Any guidance will be much appreciated.

BTW, the test files where created using

touch a1.log a2.log a3.log a4.log a5.log a6.log a7.log a8.log a9.log a10.log

Presumably doing ls with -t will give the right sort and it isn't? Or is that a wrong assumption?

MadeInGermany · June 30, 2024, 6:50am

Solaris 8 is really old. AFAIR it ships with bash version 2.

Surprisingly the touch command seems to mangle the given order. I could reproduce it on a Linux VM, the timely order was unpredictable.
Or is it the file system driver?

Create them in a loop, and the timely order should be enforced. Using the bash brace expansion:

for a in a{1..10}.log; do touch "$a"; done

If you must sort then do not limit the end of the field; the -ta seems to create an empty field 1 (before the a), and the field 2 starts with the number:

ls -1 a*.log | sort -ta -k2n

Here is a short one with ls -1t:

keep=4 todo=/bin/rm
ls -t a*.log |
while IFS= read -r fn
do
  [ $((keep-=1)) -lt 0 ] && echo "$todo" "$fn"
done

let is deprecated. Please use the Posix arithmetics:
ntodo=$((n-keep))

Paul_Pedant · June 30, 2024, 8:04am

touch can give multiple files the same timestamp in Linux, even to the nearest nanosecond. I created three in one command, and I got 2 identical to the nanosecond, and a third about a millisecond later.

I suspect SunOS 5.8 only keeps times to the nearest second anyway, in which case they would generally all be identical.

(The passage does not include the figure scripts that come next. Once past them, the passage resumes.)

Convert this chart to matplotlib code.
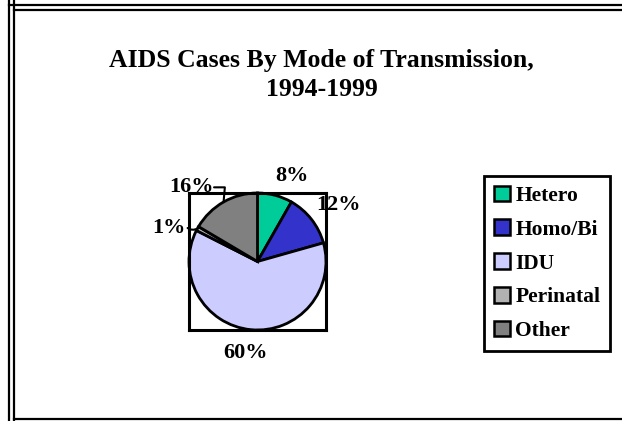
import matplotlib
matplotlib.use('Agg')
import matplotlib.pyplot as plt
from matplotlib.lines import Line2D
from matplotlib.patches import Patch
import numpy as np

categories = ['Hetero', 'Homo/Bi', 'IDU', 'Perinatal', 'Other']
values = [8, 12, 60, 1, 16]
labels = ['8%', '12%', '60%', '1%', '16%']
colors = ['#00CC99', '#3333CC', '#CCCCFF', '#B2B2B2', '#808080']
title = 'AIDS Cases By Mode of Transmission,\n1994-1999'


def draw():
    plt.rcParams['font.family'] = ['Liberation Serif', 'DejaVu Serif']
    plt.rcParams['font.weight'] = 'bold'
    W, H = 622, 421
    fig = plt.figure(figsize=(W / 100, H / 100), dpi=100)

    # double border (right side runs off the picture)
    for x in (8.5 / W, 13.5 / W):
        fig.add_artist(Line2D([x, x], [0, 1], color='black', lw=1.6))
    for y, x0 in ((1 - 4.5 / H, 8.5 / W), (1 - 10 / H, 13.5 / W)):
        fig.add_artist(Line2D([x0, 1], [y, y], color='black', lw=1.6))
    fig.add_artist(Line2D([13.5 / W, 1], [2.5 / H, 2.5 / H], color='black', lw=1.6))

    fig.text(0.517, 1 - 75 / H, title, ha='center', va='center',
             fontsize=18.5, fontweight='bold', linespacing=1.3)

    # pie plot area (the square box)
    ax = fig.add_axes([189 / W, 1 - 330 / H, 137 / W, 137 / H])
    wedges, _ = ax.pie(values, colors=colors, startangle=90, counterclock=False,
                       radius=1.0,
                       wedgeprops=dict(edgecolor='black', linewidth=2))
    ax.set_xlim(-1, 1)
    ax.set_ylim(-1, 1)
    ax.set_xticks([])
    ax.set_yticks([])
    ax.set_frame_on(True)
    for s in ax.spines.values():
        s.set_visible(True)
        s.set_linewidth(2.2)
        s.set_color('black')

    dist = [1.35, 1.44, 1.35, 1.38, 1.45]
    shift = [-7, -3, -2, 8, 12]
    for i, w in enumerate(wedges):
        m = np.deg2rad((w.theta1 + w.theta2) / 2)
        a = m + np.deg2rad(shift[i])
        tx, ty = dist[i] * np.cos(a), dist[i] * np.sin(a)
        ax.text(tx, ty, labels[i], ha='center', va='center', fontsize=16,
                fontweight='bold', clip_on=False)
        if i in (3, 4):
            # leader line from the label to its slice
            ex, ey = np.cos(m), np.sin(m)
            sx = tx + (0.27 if i == 3 else 0.33)
            cs = 'angle,angleA=0,angleB=85,rad=0' if i == 4 else 'arc3,rad=0.3'
            ax.annotate('', xy=(ex, ey), xytext=(sx, ty),
                        arrowprops=dict(arrowstyle='-', color='black', lw=1.5,
                                        connectionstyle=cs, shrinkA=0, shrinkB=0),
                        annotation_clip=False)

    handles = [Patch(facecolor=c, edgecolor='black', linewidth=1.8) for c in colors]
    leg = fig.legend(handles, categories, loc='upper left',
                     bbox_to_anchor=(484 / W, 1 - 176 / H),
                     frameon=True, fancybox=False, edgecolor='black',
                     prop=dict(family='Liberation Serif', weight='bold', size=15.5),
                     handlelength=0.75, handleheight=0.75, handletextpad=0.25,
                     labelspacing=0.62, borderpad=0.45, borderaxespad=0)
    leg.get_frame().set_linewidth(2)
    leg.get_frame().set_alpha(1)

    fig.savefig('out.png', dpi=100)


if __name__ == '__main__':
    draw()
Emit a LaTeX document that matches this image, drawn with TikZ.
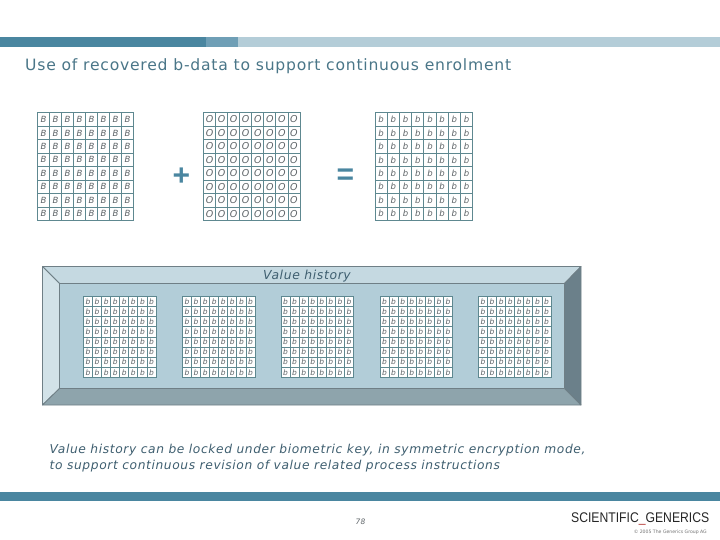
\documentclass[tikz,border=0pt]{standalone}
\usepackage{fontspec}
\setmainfont{DejaVu Sans}
\newfontfamily\logofont{Liberation Sans}
\newfontfamily\spacedfont[LetterSpace=5]{DejaVu Sans}
\definecolor{tealdark}{HTML}{4A86A0}
\definecolor{tealmid}{HTML}{6F9FB6}
\definecolor{teallight}{HTML}{B4CDD8}
\definecolor{gridline}{HTML}{5E8890}
\definecolor{titlecol}{HTML}{4A7688}
\definecolor{bevelface}{HTML}{B2CDD8}
\definecolor{beveltop}{HTML}{C5D9E1}
\definecolor{bevelleft}{HTML}{D2E2E8}
\definecolor{bevelbottom}{HTML}{8EA4AC}
\definecolor{bevelright}{HTML}{6B808A}
\definecolor{bevelline}{HTML}{6F7F86}
\definecolor{letter}{HTML}{5E6468}
\definecolor{bodytext}{HTML}{3F5F70}
\definecolor{logored}{HTML}{B8403C}
\tikzset{
  bar/.style={fill=#1,draw=none},
  bevel/.style={fill=#1,draw=bevelline,line width=0.8pt,line join=round},
  cellgrid/.style={draw=gridline,line width=0.8pt,fill=white},
  titletext/.style={anchor=west,inner sep=0pt,text=titlecol,font=\spacedfont\fontsize{15.6}{17}\selectfont},
  bodyline/.style={anchor=west,inner sep=0pt,text=bodytext,font=\spacedfont\itshape\fontsize{12.25}{14}\selectfont},
  opsign/.style={inner sep=0pt,text=tealdark,font=\logofont\bfseries\fontsize{30}{30}\selectfont},
  cellletter/.style={inner sep=0pt,text=letter,font=\itshape\fontsize{#1}{#1}\selectfont},
}
% \lettergrid{x0}{y0}{x1}{y1}{letter}{size}
\newcommand{\lettergrid}[6]{%
  \filldraw[cellgrid] (#1,#2) rectangle (#3,#4);
  \foreach \k in {1,...,7}{
    \draw[gridline,line width=0.8pt] ({#1+\k*(#3-#1)/8},#2) -- ({#1+\k*(#3-#1)/8},#4);
    \draw[gridline,line width=0.8pt] (#1,{#2+\k*(#4-#2)/8}) -- (#3,{#2+\k*(#4-#2)/8});
  }
  \foreach \i in {0,...,7}{\foreach \j in {0,...,7}{
    \node[cellletter=#6] at ({#1+(\i+0.5)*(#3-#1)/8},{#2+(\j+0.5)*(#4-#2)/8}) {#5};
  }}
}
\begin{document}
\begin{tikzpicture}[x=1pt,y=-1pt]
\useasboundingbox (0,0) rectangle (720,540);
\fill[white] (0,0) rectangle (720,540);
% top bars
\fill[bar=teallight] (238,37) rectangle (720,47);
\fill[bar=tealmid] (206,37) rectangle (238,47);
\fill[bar=tealdark] (0,37) rectangle (206,47);
\node[titletext] (title) at (25,66) {Use of recovered b-data to support continuous enrolment};
% upper grids
\lettergrid{37.5}{112.7}{133.5}{220.5}{B}{8.5}
\lettergrid{203.5}{112.7}{300}{220.5}{O}{9.5}
\lettergrid{375}{112.7}{472.7}{220.5}{b}{8.5}
\node[opsign] (plus) at (181.5,176.5) {+};
\node[opsign] (equals) at (345.5,176.5) {=};
% bevel
\path[bevel=beveltop] (42.5,266.5) -- (581,266.5) -- (564.5,283.5) -- (59.5,283.5) -- cycle;
\path[bevel=bevelleft] (42.5,266.5) -- (59.5,283.5) -- (59.5,388.5) -- (42.5,405) -- cycle;
\path[bevel=bevelright] (581,266.5) -- (581,405) -- (564.5,388.5) -- (564.5,283.5) -- cycle;
\path[bevel=bevelbottom] (42.5,405) -- (59.5,388.5) -- (564.5,388.5) -- (581,405) -- cycle;
\path[bevel=bevelface] (59.5,283.5) rectangle (564.5,388.5);
\node[inner sep=0pt,text=bodytext,font=\spacedfont\itshape\fontsize{12.4}{14}\selectfont] (vh) at (307,276) {Value history};
% small grids
\foreach \x in {83.5,182.5,281,380,478.5}{
  \lettergrid{\x}{296.5}{\x+72.5}{377.3}{b}{7.5}
}
% body text
\node[bodyline] (l1) at (49.5,450.5) {Value history can be locked under biometric key, in symmetric encryption mode,};
\node[bodyline] (l2) at (49.5,466.5) {to support continuous revision of value related process instructions};
% footer
\fill[bar=tealdark] (0,492) rectangle (720,500.5);
\node[inner sep=0pt,text=letter,font=\itshape\fontsize{7.5}{9}\selectfont] (pg) at (360.5,522) {78};
\node[anchor=west,inner sep=0pt,xscale=0.87,text=black!85,font=\logofont\fontsize{14}{15}\selectfont] (logo) at (571,518.5) {SCIENTIFIC\textcolor{logored}{\_}GENERICS};
\node[anchor=east,inner sep=0pt,text=black!55,font=\fontsize{4.6}{5}\selectfont] (copy) at (707,532.5) {© 2005 The Generics Group AG};
\end{tikzpicture}
\end{document}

If your application does generally create files sequentially and not simultaneously, you can fake that using a loop through the names with a sleep between touches.

If you have an inconveniently large number of test files, you can loop through them and calculate different touch -t times to them.

DrScriptt · June 30, 2024, 4:06pm

Part of my career is -- what I call -- taking care of old systems, including Solaris, that are out to pasture but still doing what they were installed to do with effectively no problem. My current day job pays me to ride herd over a fleet of Solaris 10 systems.

Thank you for confirming that the files will be sorted in the order that you want. That can be a dangerous assumption if it's not confirmed, particularly when parsing a list of files as textual data.

See if Solaris 8 has the tac (cat in reverse order) command. If it's there, you could do something like this:

$ ls -1 *log | tac | sed '1,10d' | tac

That will take the list, tac will flip it top to bottom, sed '1,10d' will delete the ""first 10 lines of the reversed input / ""last 10 lines of normal input, and then tac will flip it top to bottom again.

N.B.

I don't know if Solaris 8 has tac
I'm assuming that sed on Solaris 8 will take the ranged delete like that

You may need to fiddle with things, but hopefully that helps.

--
Grant. . . .

MadeInGermany · June 30, 2024, 7:33pm

No tac in Solaris 10 and older.
But Solaris 10 has
tail -r
so maybe ...
But 3 external programs for processing!
I have a sed-only solution in the neighbor thread

Paul_Pedant · July 1, 2024, 7:28am

Sorting based on a serial number in the filename seems irrelevant.

I need to process a set of files, for example, compress, gzip, rm etc.

You will need to do that based on a variety of filename formats. If they come from different sources and activities, you won't be able to serialise those filenames explicitly. So fixing the sort order by sorting on a8, a9, a10 ... will never be correct.

"Last" presumably means "in order of modification date" (assuming nobody is messing around with touch). So you need to stat the files to get the appropriate ordering: stat --printf='%y\t%n\n' myPath. As this is fixed format and properly ordered, a simple sort will work.

If you don't care what order the shortened list is processed in, then you can always just cut off the first four rows of filenames with tail -n +5. You get the oldest files by first using sort -r, and the newest by sorting in the default order.

newbie_01 · July 3, 2024, 12:33pm

Thanks for your input. Will start getting rid of let.